**Available data:**

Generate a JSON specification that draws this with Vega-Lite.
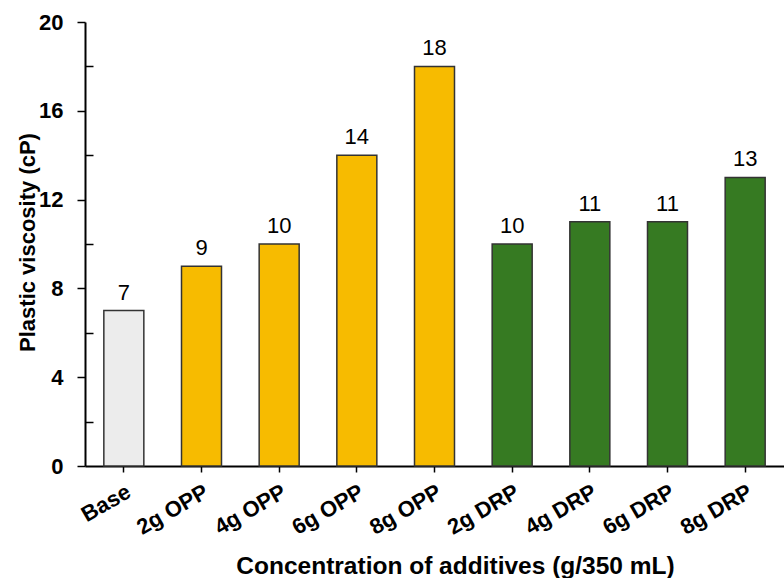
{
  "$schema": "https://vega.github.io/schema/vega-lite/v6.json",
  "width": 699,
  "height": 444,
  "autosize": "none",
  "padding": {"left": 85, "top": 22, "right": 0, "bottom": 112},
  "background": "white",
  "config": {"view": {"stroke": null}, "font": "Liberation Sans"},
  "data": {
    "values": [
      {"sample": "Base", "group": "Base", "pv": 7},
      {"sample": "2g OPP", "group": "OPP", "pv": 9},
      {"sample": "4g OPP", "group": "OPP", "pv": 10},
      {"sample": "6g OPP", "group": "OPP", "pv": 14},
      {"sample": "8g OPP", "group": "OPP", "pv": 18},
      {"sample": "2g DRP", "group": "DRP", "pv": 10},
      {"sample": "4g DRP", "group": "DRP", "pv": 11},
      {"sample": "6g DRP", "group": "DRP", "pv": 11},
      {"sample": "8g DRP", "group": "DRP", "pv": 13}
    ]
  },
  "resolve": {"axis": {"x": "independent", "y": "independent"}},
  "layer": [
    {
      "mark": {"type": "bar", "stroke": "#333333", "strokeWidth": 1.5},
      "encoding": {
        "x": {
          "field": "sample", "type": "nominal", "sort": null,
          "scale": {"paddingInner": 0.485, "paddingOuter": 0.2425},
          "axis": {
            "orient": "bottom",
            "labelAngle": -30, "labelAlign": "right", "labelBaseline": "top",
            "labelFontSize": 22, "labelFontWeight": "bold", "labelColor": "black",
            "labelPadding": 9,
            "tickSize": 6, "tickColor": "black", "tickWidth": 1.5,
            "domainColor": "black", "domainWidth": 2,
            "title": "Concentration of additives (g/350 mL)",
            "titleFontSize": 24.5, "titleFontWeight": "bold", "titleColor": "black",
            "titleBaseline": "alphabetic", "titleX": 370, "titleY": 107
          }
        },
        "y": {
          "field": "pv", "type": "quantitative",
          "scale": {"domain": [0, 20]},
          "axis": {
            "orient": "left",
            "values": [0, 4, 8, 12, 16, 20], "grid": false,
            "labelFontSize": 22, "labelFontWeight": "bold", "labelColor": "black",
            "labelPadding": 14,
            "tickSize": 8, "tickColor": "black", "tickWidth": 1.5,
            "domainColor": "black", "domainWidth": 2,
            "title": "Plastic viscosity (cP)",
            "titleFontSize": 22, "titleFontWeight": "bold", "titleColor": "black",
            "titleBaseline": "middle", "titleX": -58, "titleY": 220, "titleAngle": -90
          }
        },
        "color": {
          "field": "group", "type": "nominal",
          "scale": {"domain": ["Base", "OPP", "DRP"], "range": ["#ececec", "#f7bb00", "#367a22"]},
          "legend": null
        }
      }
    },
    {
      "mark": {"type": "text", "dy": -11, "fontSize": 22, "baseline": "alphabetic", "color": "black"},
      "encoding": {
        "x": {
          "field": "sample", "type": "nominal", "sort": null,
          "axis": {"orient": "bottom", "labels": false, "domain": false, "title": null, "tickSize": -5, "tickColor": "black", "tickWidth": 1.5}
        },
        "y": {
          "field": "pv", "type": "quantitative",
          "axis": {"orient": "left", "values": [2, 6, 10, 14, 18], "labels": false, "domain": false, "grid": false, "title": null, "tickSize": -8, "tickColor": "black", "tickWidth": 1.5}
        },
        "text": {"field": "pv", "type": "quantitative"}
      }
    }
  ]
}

**Prompt:** In the copy, include no pictures; restate the listing above exactly.

**Complete answer:**
Generate a JSON specification that draws this with Vega-Lite.
{
  "$schema": "https://vega.github.io/schema/vega-lite/v6.json",
  "width": 699,
  "height": 444,
  "autosize": "none",
  "padding": {"left": 85, "top": 22, "right": 0, "bottom": 112},
  "background": "white",
  "config": {"view": {"stroke": null}, "font": "Liberation Sans"},
  "data": {
    "values": [
      {"sample": "Base", "group": "Base", "pv": 7},
      {"sample": "2g OPP", "group": "OPP", "pv": 9},
      {"sample": "4g OPP", "group": "OPP", "pv": 10},
      {"sample": "6g OPP", "group": "OPP", "pv": 14},
      {"sample": "8g OPP", "group": "OPP", "pv": 18},
      {"sample": "2g DRP", "group": "DRP", "pv": 10},
      {"sample": "4g DRP", "group": "DRP", "pv": 11},
      {"sample": "6g DRP", "group": "DRP", "pv": 11},
      {"sample": "8g DRP", "group": "DRP", "pv": 13}
    ]
  },
  "resolve": {"axis": {"x": "independent", "y": "independent"}},
  "layer": [
    {
      "mark": {"type": "bar", "stroke": "#333333", "strokeWidth": 1.5},
      "encoding": {
        "x": {
          "field": "sample", "type": "nominal", "sort": null,
          "scale": {"paddingInner": 0.485, "paddingOuter": 0.2425},
          "axis": {
            "orient": "bottom",
            "labelAngle": -30, "labelAlign": "right", "labelBaseline": "top",
            "labelFontSize": 22, "labelFontWeight": "bold", "labelColor": "black",
            "labelPadding": 9,
            "tickSize": 6, "tickColor": "black", "tickWidth": 1.5,
            "domainColor": "black", "domainWidth": 2,
            "title": "Concentration of additives (g/350 mL)",
            "titleFontSize": 24.5, "titleFontWeight": "bold", "titleColor": "black",
            "titleBaseline": "alphabetic", "titleX": 370, "titleY": 107
          }
        },
        "y": {
          "field": "pv", "type": "quantitative",
          "scale": {"domain": [0, 20]},
          "axis": {
            "orient": "left",
            "values": [0, 4, 8, 12, 16, 20], "grid": false,
            "labelFontSize": 22, "labelFontWeight": "bold", "labelColor": "black",
            "labelPadding": 14,
            "tickSize": 8, "tickColor": "black", "tickWidth": 1.5,
            "domainColor": "black", "domainWidth": 2,
            "title": "Plastic viscosity (cP)",
            "titleFontSize": 22, "titleFontWeight": "bold", "titleColor": "black",
            "titleBaseline": "middle", "titleX": -58, "titleY": 220, "titleAngle": -90
          }
        },
        "color": {
          "field": "group", "type": "nominal",
          "scale": {"domain": ["Base", "OPP", "DRP"], "range": ["#ececec", "#f7bb00", "#367a22"]},
          "legend": null
        }
      }
    },
    {
      "mark": {"type": "text", "dy": -11, "fontSize": 22, "baseline": "alphabetic", "color": "black"},
      "encoding": {
        "x": {
          "field": "sample", "type": "nominal", "sort": null,
          "axis": {"orient": "bottom", "labels": false, "domain": false, "title": null, "tickSize": -5, "tickColor": "black", "tickWidth": 1.5}
        },
        "y": {
          "field": "pv", "type": "quantitative",
          "axis": {"orient": "left", "values": [2, 6, 10, 14, 18], "labels": false, "domain": false, "grid": false, "title": null, "tickSize": -8, "tickColor": "black", "tickWidth": 1.5}
        },
        "text": {"field": "pv", "type": "quantitative"}
      }
    }
  ]
}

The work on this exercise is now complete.